Restoration of the flushing tunnel in 1999 brought the first signs of aquatic life in decades. Within months, observers spotted pink jellyfish, blue crabs, and fish. By 2009, white perch, herring, striped bass, and anchovies had returned, though they carry toxins and are unsafe to eat. Herons, egrets, and bats have established themselves along the banks. On Earth Day 2015, environmental activist Christopher Swain swam the length of the canal in protective gear to raise awareness. He described it as the dirtiest body of water he had ever swum through: "mud, poo, detergent, oil and gasoline." Some of his skin was exposed to the biological and industrial waste despite his precautions. Meanwhile, the neighborhoods along the canal -- Carroll Gardens, Park Slope, Red Hook -- have become among Brooklyn's most desirable. Artists moved into cheap industrial spaces in the 1980s, followed by developers and rezoning proposals. A community oyster garden now operates in the canal, and volunteer canoeists log thousands of trips on the water each year. The Gowanus is being cleaned, built upon, and cautiously inhabited. Sludgy did not survive it. Brooklyn intends to.

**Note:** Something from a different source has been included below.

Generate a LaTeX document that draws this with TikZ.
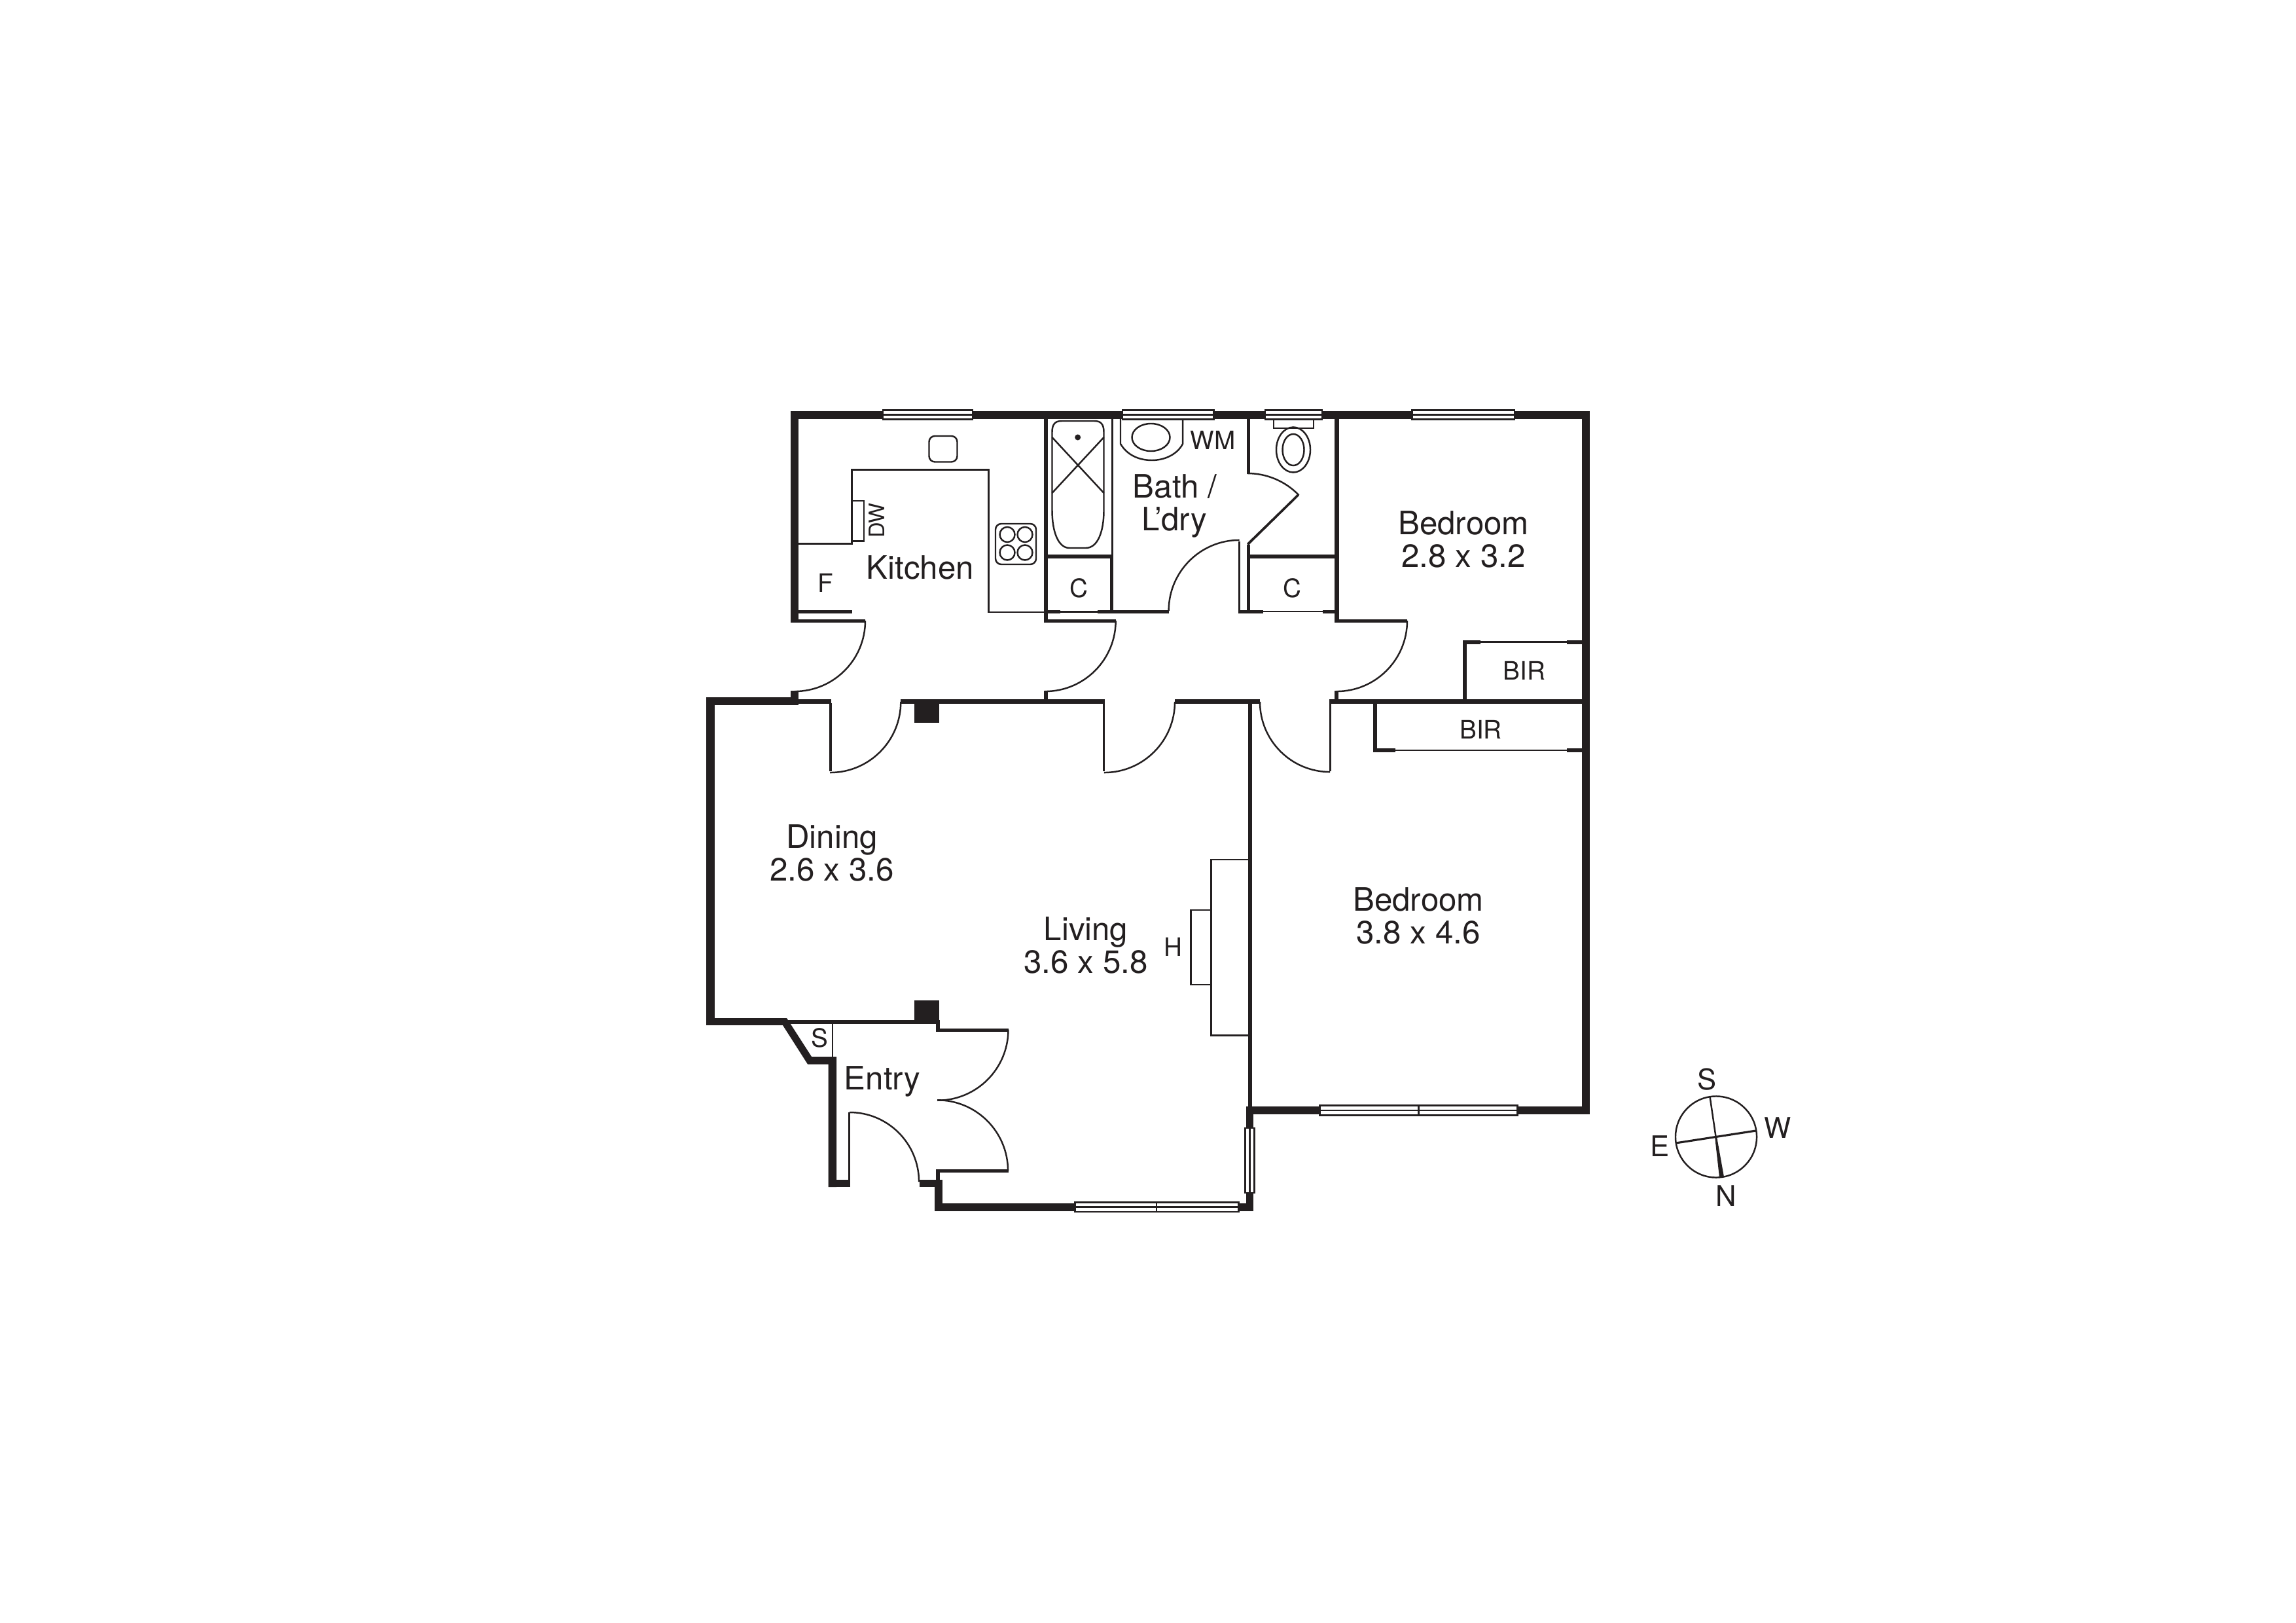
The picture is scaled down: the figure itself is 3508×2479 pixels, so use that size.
\documentclass[tikz,border=0pt]{standalone}
\usepackage{fontspec}
\setmainfont{TeX Gyre Heros}
\definecolor{plancol}{HTML}{231F20}
\tikzset{
	wall/.style={fill=plancol},
	thinline/.style={draw=plancol,line width=0.7pt},
	doorline/.style={draw=plancol,line width=0.7pt},
	windowpane/.style={draw=plancol,fill=white,line width=0.7pt},
	roomlabel/.style={anchor=base,inner sep=0pt,text=plancol,font=\fontsize{14}{16}\selectfont},
	smalllabel/.style={anchor=base,inner sep=0pt,text=plancol,font=\fontsize{11}{13}\selectfont},
	compasslabel/.style={anchor=base,inner sep=0pt,text=plancol,font=\fontsize{12.4}{14}\selectfont}
}
\begin{document}
\begin{tikzpicture}[x=0.01cm,y=-0.01cm]
	\useasboundingbox (0,0) rectangle (3508,2479);
	% outer walls
	\fill[wall] (1208,628) rectangle (2429,640);
	\fill[wall] (1208,628) rectangle (1220,950);
	\fill[wall] (2417,628) rectangle (2429,1702);
	\fill[wall] (1079,1065) rectangle (1220,1077);
	\fill[wall] (1079,1065) rectangle (1092,1566);
	\fill[wall] (1079,1555) rectangle (1202,1566);
	\fill[wall] (1196,1566) -- (1202,1555) -- (1240,1614) -- (1278,1614) -- (1278,1813) -- (1265.5,1813) -- (1265.5,1625.5) -- (1234,1625.5) -- cycle;
	\fill[wall] (1265.5,1802) rectangle (1299,1813);
	\fill[wall] (1404.5,1802) rectangle (1440,1813);
	\fill[wall] (1427.5,1802) rectangle (1440,1850);
	\fill[wall] (1427.5,1838) rectangle (1915,1850);
	\fill[wall] (1904,1690) rectangle (1915,1850);
	\fill[wall] (1904,1690) rectangle (2429,1702);
	% inner walls
	\fill[wall] (1220,932) rectangle (1302,937);
	\fill[wall] (1594.5,634) rectangle (1601,950);
	\fill[wall] (1601,847) rectangle (1701,852.5);
	\fill[wall] (1696,847) rectangle (1701,937);
	\fill[wall] (1601,932) rectangle (1620,937);
	\fill[wall] (1677,932) rectangle (1786,937);
	\fill[wall] (1892,932) rectangle (1929.5,937);
	\fill[wall] (1905,634) rectangle (1910,724);
	\fill[wall] (1905,832) rectangle (1910,937);
	\fill[wall] (1910,847) rectangle (2039,852.5);
	\fill[wall] (2020.5,932) rectangle (2039,937);
	\fill[wall] (2039,634) rectangle (2045.5,950);
	\fill[wall] (1220,1068) rectangle (1270,1074.5);
	\fill[wall] (1376,1068) rectangle (1688,1074.5);
	\fill[wall] (1795,1068) rectangle (1925,1074.5);
	\fill[wall] (2030.5,1068) rectangle (2417,1074.5);
	\fill[wall] (1907,1074) rectangle (1912.5,1690);
	\fill[wall] (1208,1055) rectangle (1220,1068);
	\fill[wall] (1594.5,1055) rectangle (1601,1068);
	\fill[wall] (2039,1055) rectangle (2045,1068);
	\fill[wall] (1202,1557.5) rectangle (1436,1563.5);
	\fill[wall] (1430,1557.5) rectangle (1436,1575);
	\fill[wall] (1430,1786) rectangle (1436,1802);
	% door leaves
	\fill[wall] (1208,946) rectangle (1322,950.5);
	\fill[wall] (1594.5,946) rectangle (1705,950.5);
	\fill[wall] (2039,946) rectangle (2150,950.5);
	\fill[wall] (1267,1074) rectangle (1270.5,1178);
	\fill[wall] (1685,1074) rectangle (1688,1178);
	\fill[wall] (2030.5,1074) rectangle (2034,1178);
	\fill[wall] (1892,827) rectangle (1895,932);
	\fill[wall] (1296,1699) rectangle (1299,1802);
	\fill[wall] (1430,1571) rectangle (1540.5,1575.5);
	\fill[wall] (1430,1786) rectangle (1540.5,1790.5);
	\fill[wall] (1905,830) -- (1982.5,754.5) -- (1985,757) -- (1907.5,833) -- cycle;
	% door swings
	\draw[doorline] (1322,948) arc[start angle=0,end angle=-90,radius=1.08cm];
	\draw[doorline] (1704.7,948) arc[start angle=0,end angle=-90,radius=1.08cm];
	\draw[doorline] (2150,948) arc[start angle=0,end angle=-90,radius=1.08cm];
	\draw[doorline] (1376.3,1072) arc[start angle=0,end angle=-90,radius=1.08cm];
	\draw[doorline] (1795,1072) arc[start angle=0,end angle=-90,radius=1.08cm];
	\draw[doorline] (1925,1072) arc[start angle=180,end angle=270,radius=1.07cm];
	\draw[doorline] (1785.6,933) arc[start angle=180,end angle=90,radius=1.08cm];
	\draw[doorline] (1906,723) arc[start angle=90,end angle=44,radius=1.09cm];
	\draw[doorline] (1540.5,1572.7) arc[start angle=0,end angle=-90,radius=1.08cm];
	\draw[doorline] (1432,1680.3) arc[start angle=90,end angle=0,radius=1.08cm];
	\draw[doorline] (1298,1699) arc[start angle=90,end angle=0,radius=1.06cm];
	% built in robes
	\fill[wall] (2235,978) rectangle (2241,1068);
	\fill[wall] (2235,978) rectangle (2262,984);
	\fill[wall] (2393.5,978) rectangle (2417,984);
	\draw[thinline] (2262,980.5) -- (2393.5,980.5);
	\fill[wall] (2098,1074) rectangle (2104,1149);
	\fill[wall] (2098,1143) rectangle (2132,1149);
	\fill[wall] (2393.5,1143) rectangle (2417,1149);
	\draw[thinline] (2132,1146) -- (2393.5,1146);
	% pillars
	\fill[wall] (1397,1072) rectangle (1434.5,1104);
	\fill[wall] (1397,1528) rectangle (1434.5,1558.5);
	% windows
	\draw[windowpane] (1349,626.5) rectangle (1486,640.5);
	\draw[thinline] (1349,633.5) -- (1486,633.5);
	\draw[windowpane] (1715,626.5) rectangle (1854.5,640.5);
	\draw[thinline] (1715,633.5) -- (1854.5,633.5);
	\draw[windowpane] (1933,626.5) rectangle (2020,640.5);
	\draw[thinline] (1933,633.5) -- (2020,633.5);
	\draw[windowpane] (2157.5,626.5) rectangle (2314,640.5);
	\draw[thinline] (2157.5,633.5) -- (2314,633.5);
	\draw[windowpane] (2016.5,1688.5) rectangle (2318.5,1703.5);
	\draw[thinline] (2016.5,1696) -- (2318.5,1696);
	\draw[thinline] (2167.5,1688.5) -- (2167.5,1703.5);
	\draw[windowpane] (1642.5,1836.5) rectangle (1892.5,1851);
	\draw[thinline] (1642.5,1843.5) -- (1892.5,1843.5);
	\draw[thinline] (1767,1836.5) -- (1767,1851);
	\draw[windowpane] (1902.5,1723) rectangle (1916.5,1822);
	\draw[thinline] (1909.5,1723) -- (1909.5,1822);
	% kitchen
	\draw[thinline] (1220,830.5) -- (1301.5,830.5) -- (1301.5,717.5) -- (1510.5,717.5) -- (1510.5,935) -- (1594.5,935);
	\draw[thinline] (1301.5,765) rectangle (1320,826.5);
	\draw[thinline,rounded corners=2.5pt] (1419.5,666) rectangle (1462.5,705.5);
	\draw[thinline,rounded corners=2.5pt] (1521,800) rectangle (1583,862);
	\draw[thinline] (1539,816.5) circle [radius=0.115cm];
	\draw[thinline] (1566,816.5) circle [radius=0.115cm];
	\draw[thinline] (1539,844) circle [radius=0.115cm];
	\draw[thinline] (1566,844) circle [radius=0.115cm];
	% bath and laundry
	\draw[thinline] (1699.5,640) -- (1699.5,847);
	\draw[thinline] (1607.5,660) .. controls (1607.5,648) and (1612,643) .. (1622,643) -- (1672,643) .. controls (1682,643) and (1686.5,648) .. (1686.5,660) -- (1686.5,780) .. controls (1686.5,810) and (1678,837) .. (1659,837) -- (1634,837) .. controls (1616,837) and (1607.5,810) .. (1607.5,780) -- cycle;
	\draw[thinline] (1607.5,668) -- (1686.5,753);
	\draw[thinline] (1686.5,668) -- (1607.5,753);
	\fill[wall] (1646.7,668) circle [radius=0.045cm];
	\draw[thinline] (1712,640) -- (1712,678) .. controls (1722,695) and (1740,703) .. (1760,703) .. controls (1782,703) and (1800,692) .. (1807,678) -- (1807,640);
	\draw[thinline] (1758.5,668) ellipse [x radius=0.29cm,y radius=0.21cm];
	% toilet
	\draw[thinline] (1946,641) rectangle (2007,654);
	\draw[thinline] (1976,687) ellipse [x radius=0.26cm,y radius=0.345cm];
	\draw[thinline] (1976,687) ellipse [x radius=0.165cm,y radius=0.24cm];
	% closet doors and store
	\draw[thinline] (1620,934.5) -- (1677,934.5);
	\draw[thinline] (1929.5,934) -- (2020.5,934);
	\draw[thinline] (1272,1563) -- (1272,1614);
	% heater
	\draw[thinline] (1908,1313) -- (1850.5,1313) -- (1850.5,1581.5) -- (1908,1581.5);
	\draw[thinline] (1850.5,1390) -- (1819.5,1390) -- (1819.5,1504) -- (1850.5,1504);
	% labels
	\draw (1406,884) node[roomlabel] (kitchen) {Kitchen};
	\draw (1795,760) node[roomlabel] (bath) {Bath /};
	\draw (1794,810.5) node[roomlabel] (laundry) {L’dry};
	\draw (2236,816) node[roomlabel] (bedroomone) {Bedroom};
	\draw (2236,866.5) node[roomlabel] (bedroomonesize) {2.8 x 3.2};
	\draw (2167,1391) node[roomlabel] (bedroomtwo) {Bedroom};
	\draw (2167,1441) node[roomlabel] (bedroomtwosize) {3.8 x 4.6};
	\draw (1271,1295) node[roomlabel] (dining) {Dining};
	\draw (1271,1345) node[roomlabel] (diningsize) {2.6 x 3.6};
	\draw (1659,1436) node[roomlabel] (living) {Living};
	\draw (1659,1486) node[roomlabel] (livingsize) {3.6 x 5.8};
	\draw (1348,1664) node[roomlabel] (entry) {Entry};
	\draw (1853,686) node[smalllabel] (wm) {WM};
	\draw (1261,904) node[smalllabel] (fridge) {F};
	\draw (1648,912) node[smalllabel] (closetone) {C};
	\draw (1974.5,912) node[smalllabel] (closettwo) {C};
	\draw (2329,1038) node[smalllabel] (robeone) {BIR};
	\draw (2262.5,1128) node[smalllabel] (robetwo) {BIR};
	\draw (1792,1460) node[smalllabel] (heater) {H};
	\draw (1252,1599) node[smalllabel] (store) {S};
	\draw (1339.5,795) node[smalllabel,anchor=center,rotate=90,font=\fontsize{9.3}{11}\selectfont] (dishwasher) {DW};
	% compass
	\coordinate (compass) at (2621.5,1736);
	\draw[thinline] (2622,1736.5) circle [radius=0.62cm];
	\draw[thinline] (compass) -- (2612.5,1675);
	\draw[thinline,line width=0.9pt] (2560,1746) -- (2683,1727);
	\fill[wall] (2620,1736) -- (2623,1736) -- (2634,1797.5) -- (2627,1798.5) -- cycle;
	\draw (2608.5,1664) node[compasslabel] (south) {S};
	\draw (2716,1738) node[compasslabel] (west) {W};
	\draw (2536,1766.5) node[compasslabel] (east) {E};
	\draw (2637,1842.5) node[compasslabel] (north) {N};
\end{tikzpicture}
\end{document}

Coordinates: 40.6740°N, 73.9870°W. The Gowanus Canal runs 1.8 miles through western Brooklyn, visible from altitude as a narrow, dark-colored waterway cutting through dense urban fabric between the neighborhoods of Carroll Gardens, Park Slope, and Red Hook. Seven bridges cross it. Nearest airports: KJFK (JFK International, 17 km SE), KLGA (LaGuardia, 16 km NE). Best viewed at 2,000-4,000 ft AGL approaching Brooklyn from the west over Upper New York Bay.